[Exercise task]
Omit all images. Write out the rest of the material exactly.

[Dataset excerpt]
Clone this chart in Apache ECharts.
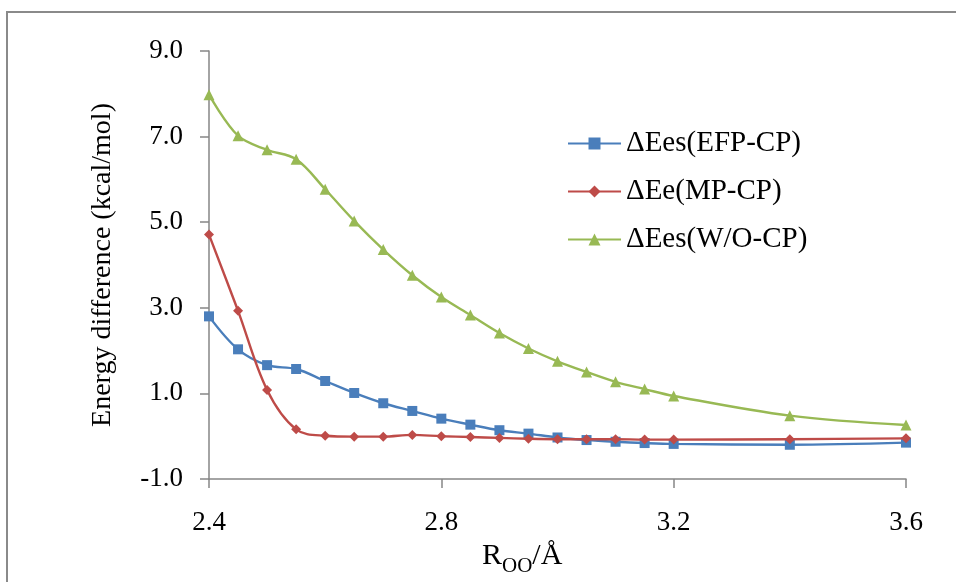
<!DOCTYPE html>
<html>
<head>
<meta charset="utf-8">
<title>Energy difference vs R_OO</title>
<script src="https://cdn.jsdelivr.net/npm/echarts@6/dist/echarts.min.js"></script>
<style>
  html, body { margin: 0; padding: 0; background: #ffffff; }
  #chart { width: 956px; height: 582px; }
</style>
</head>
<body>
<div id="chart"></div>
<script>
// O–O separation (Å)
const rOO = [2.40, 2.45, 2.50, 2.55, 2.60, 2.65, 2.70, 2.75, 2.80, 2.85,
             2.90, 2.95, 3.00, 3.05, 3.10, 3.15, 3.20, 3.40, 3.60];

// Energy differences (kcal/mol)
const dEesEFP = [2.80, 2.03, 1.66, 1.57, 1.29, 1.01, 0.77, 0.59, 0.41, 0.27,
                 0.14, 0.06, -0.03, -0.09, -0.13, -0.16, -0.18, -0.20, -0.15];
const dEeMP   = [4.71, 2.93, 1.08, 0.16, 0.01, -0.01, -0.01, 0.03, 0.00, -0.02,
                 -0.04, -0.06, -0.07, -0.07, -0.07, -0.08, -0.08, -0.07, -0.05];
const dEesWO  = [7.98, 7.02, 6.69, 6.47, 5.77, 5.03, 4.36, 3.76, 3.25, 2.83,
                 2.41, 2.05, 1.75, 1.50, 1.27, 1.10, 0.94, 0.48, 0.26];

const seriesNames = ['ΔEes(EFP-CP)', 'ΔEe(MP-CP)', 'ΔEes(W/O-CP)'];
const seriesColors = ['#4A7EBB', '#BE4B48', '#98B954'];

const xTicks = { min: 2.4, max: 3.6, step: 0.4 };
const yTicks = { min: -1, max: 9, step: 2 };

const FONT = '"Liberation Serif", "Times New Roman", serif';
const AXIS_GREY = '#868686';

const pairs = ys => rOO.map((x, i) => [x, ys[i]]);

const chart = echarts.init(document.getElementById('chart'), null, { renderer: 'canvas' });

function lineSeries(idx, data, symbol, size) {
  return {
    name: seriesNames[idx],
    type: 'line',
    data: pairs(data),
    smooth: 0.35,
    symbol: symbol,
    symbolSize: size,
    showAllSymbol: true,
    lineStyle: { color: seriesColors[idx], width: 2.4 },
    itemStyle: { color: seriesColors[idx] },
    emphasis: { disabled: true },
    z: 2 + idx
  };
}

chart.setOption({
  animation: false,
  backgroundColor: '#ffffff',
  textStyle: { fontFamily: FONT },
  grid: { left: 209, right: 50, top: 51, bottom: 103, containLabel: false },
  legend: {
    orient: 'vertical',
    left: 562,
    top: 124,
    itemWidth: 53,
    itemHeight: 15,
    itemGap: 19,
    selectedMode: false,
    textStyle: { fontFamily: FONT, fontSize: 29, color: '#000000', lineHeight: 29 },
    data: seriesNames
  },
  xAxis: {
    type: 'value',
    min: xTicks.min,
    max: xTicks.max,
    interval: xTicks.step,
    axisLine: { onZero: false, lineStyle: { color: AXIS_GREY, width: 1.5 } },
    axisTick: { show: true, inside: false, length: 9, lineStyle: { color: AXIS_GREY, width: 1.5 } },
    axisLabel: {
      margin: 30,
      fontFamily: FONT, fontSize: 27, color: '#000000',
      formatter: v => v.toFixed(1)
    },
    splitLine: { show: false }
  },
  yAxis: {
    type: 'value',
    min: yTicks.min,
    max: yTicks.max,
    interval: yTicks.step,
    name: 'Energy difference (kcal/mol)',
    nameLocation: 'middle',
    nameGap: 92,
    nameTextStyle: { fontFamily: FONT, fontSize: 28, color: '#000000' },
    axisLine: { show: true, onZero: false, lineStyle: { color: AXIS_GREY, width: 1.5 } },
    axisTick: { show: true, inside: false, length: 9, lineStyle: { color: AXIS_GREY, width: 1.5 } },
    axisLabel: {
      margin: 26,
      fontFamily: FONT, fontSize: 27, color: '#000000',
      formatter: v => v.toFixed(1)
    },
    splitLine: { show: false }
  },
  series: [
    lineSeries(0, dEesEFP, 'rect', 10),
    lineSeries(1, dEeMP, 'diamond', 10),
    lineSeries(2, dEesWO, 'triangle', 11)
  ],
  graphic: [
    // chart frame (left and top edges)
    { type: 'line', shape: { x1: 7, y1: 11, x2: 7, y2: 582 }, style: { stroke: '#8a8a8a', lineWidth: 2 }, silent: true },
    { type: 'line', shape: { x1: 6, y1: 12, x2: 956, y2: 12 }, style: { stroke: '#8a8a8a', lineWidth: 2 }, silent: true },
    // x-axis title with subscript
    {
      type: 'text',
      left: 482,
      top: 541,
      silent: true,
      style: {
        text: '{m|R}{s|OO}{m|/Å}',
        rich: {
          m: { fontFamily: FONT, fontSize: 30, fill: '#000000', verticalAlign: 'bottom' },
          s: { fontFamily: FONT, fontSize: 21, fill: '#000000', verticalAlign: 'bottom', padding: [0, 0, -6, 0] }
        }
      }
    }
  ]
});
</script>
</body>
</html>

[Expected answer]
Clone this chart in Apache ECharts.
<!DOCTYPE html>
<html>
<head>
<meta charset="utf-8">
<title>Energy difference vs R_OO</title>
<script src="https://cdn.jsdelivr.net/npm/echarts@6/dist/echarts.min.js"></script>
<style>
  html, body { margin: 0; padding: 0; background: #ffffff; }
  #chart { width: 956px; height: 582px; }
</style>
</head>
<body>
<div id="chart"></div>
<script>
// O–O separation (Å)
const rOO = [2.40, 2.45, 2.50, 2.55, 2.60, 2.65, 2.70, 2.75, 2.80, 2.85,
             2.90, 2.95, 3.00, 3.05, 3.10, 3.15, 3.20, 3.40, 3.60];

// Energy differences (kcal/mol)
const dEesEFP = [2.80, 2.03, 1.66, 1.57, 1.29, 1.01, 0.77, 0.59, 0.41, 0.27,
                 0.14, 0.06, -0.03, -0.09, -0.13, -0.16, -0.18, -0.20, -0.15];
const dEeMP   = [4.71, 2.93, 1.08, 0.16, 0.01, -0.01, -0.01, 0.03, 0.00, -0.02,
                 -0.04, -0.06, -0.07, -0.07, -0.07, -0.08, -0.08, -0.07, -0.05];
const dEesWO  = [7.98, 7.02, 6.69, 6.47, 5.77, 5.03, 4.36, 3.76, 3.25, 2.83,
                 2.41, 2.05, 1.75, 1.50, 1.27, 1.10, 0.94, 0.48, 0.26];

const seriesNames = ['ΔEes(EFP-CP)', 'ΔEe(MP-CP)', 'ΔEes(W/O-CP)'];
const seriesColors = ['#4A7EBB', '#BE4B48', '#98B954'];

const xTicks = { min: 2.4, max: 3.6, step: 0.4 };
const yTicks = { min: -1, max: 9, step: 2 };

const FONT = '"Liberation Serif", "Times New Roman", serif';
const AXIS_GREY = '#868686';

const pairs = ys => rOO.map((x, i) => [x, ys[i]]);

const chart = echarts.init(document.getElementById('chart'), null, { renderer: 'canvas' });

function lineSeries(idx, data, symbol, size) {
  return {
    name: seriesNames[idx],
    type: 'line',
    data: pairs(data),
    smooth: 0.35,
    symbol: symbol,
    symbolSize: size,
    showAllSymbol: true,
    lineStyle: { color: seriesColors[idx], width: 2.4 },
    itemStyle: { color: seriesColors[idx] },
    emphasis: { disabled: true },
    z: 2 + idx
  };
}

chart.setOption({
  animation: false,
  backgroundColor: '#ffffff',
  textStyle: { fontFamily: FONT },
  grid: { left: 209, right: 50, top: 51, bottom: 103, containLabel: false },
  legend: {
    orient: 'vertical',
    left: 562,
    top: 124,
    itemWidth: 53,
    itemHeight: 15,
    itemGap: 19,
    selectedMode: false,
    textStyle: { fontFamily: FONT, fontSize: 29, color: '#000000', lineHeight: 29 },
    data: seriesNames
  },
  xAxis: {
    type: 'value',
    min: xTicks.min,
    max: xTicks.max,
    interval: xTicks.step,
    axisLine: { onZero: false, lineStyle: { color: AXIS_GREY, width: 1.5 } },
    axisTick: { show: true, inside: false, length: 9, lineStyle: { color: AXIS_GREY, width: 1.5 } },
    axisLabel: {
      margin: 30,
      fontFamily: FONT, fontSize: 27, color: '#000000',
      formatter: v => v.toFixed(1)
    },
    splitLine: { show: false }
  },
  yAxis: {
    type: 'value',
    min: yTicks.min,
    max: yTicks.max,
    interval: yTicks.step,
    name: 'Energy difference (kcal/mol)',
    nameLocation: 'middle',
    nameGap: 92,
    nameTextStyle: { fontFamily: FONT, fontSize: 28, color: '#000000' },
    axisLine: { show: true, onZero: false, lineStyle: { color: AXIS_GREY, width: 1.5 } },
    axisTick: { show: true, inside: false, length: 9, lineStyle: { color: AXIS_GREY, width: 1.5 } },
    axisLabel: {
      margin: 26,
      fontFamily: FONT, fontSize: 27, color: '#000000',
      formatter: v => v.toFixed(1)
    },
    splitLine: { show: false }
  },
  series: [
    lineSeries(0, dEesEFP, 'rect', 10),
    lineSeries(1, dEeMP, 'diamond', 10),
    lineSeries(2, dEesWO, 'triangle', 11)
  ],
  graphic: [
    // chart frame (left and top edges)
    { type: 'line', shape: { x1: 7, y1: 11, x2: 7, y2: 582 }, style: { stroke: '#8a8a8a', lineWidth: 2 }, silent: true },
    { type: 'line', shape: { x1: 6, y1: 12, x2: 956, y2: 12 }, style: { stroke: '#8a8a8a', lineWidth: 2 }, silent: true },
    // x-axis title with subscript
    {
      type: 'text',
      left: 482,
      top: 541,
      silent: true,
      style: {
        text: '{m|R}{s|OO}{m|/Å}',
        rich: {
          m: { fontFamily: FONT, fontSize: 30, fill: '#000000', verticalAlign: 'bottom' },
          s: { fontFamily: FONT, fontSize: 21, fill: '#000000', verticalAlign: 'bottom', padding: [0, 0, -6, 0] }
        }
      }
    }
  ]
});
</script>
</body>
</html>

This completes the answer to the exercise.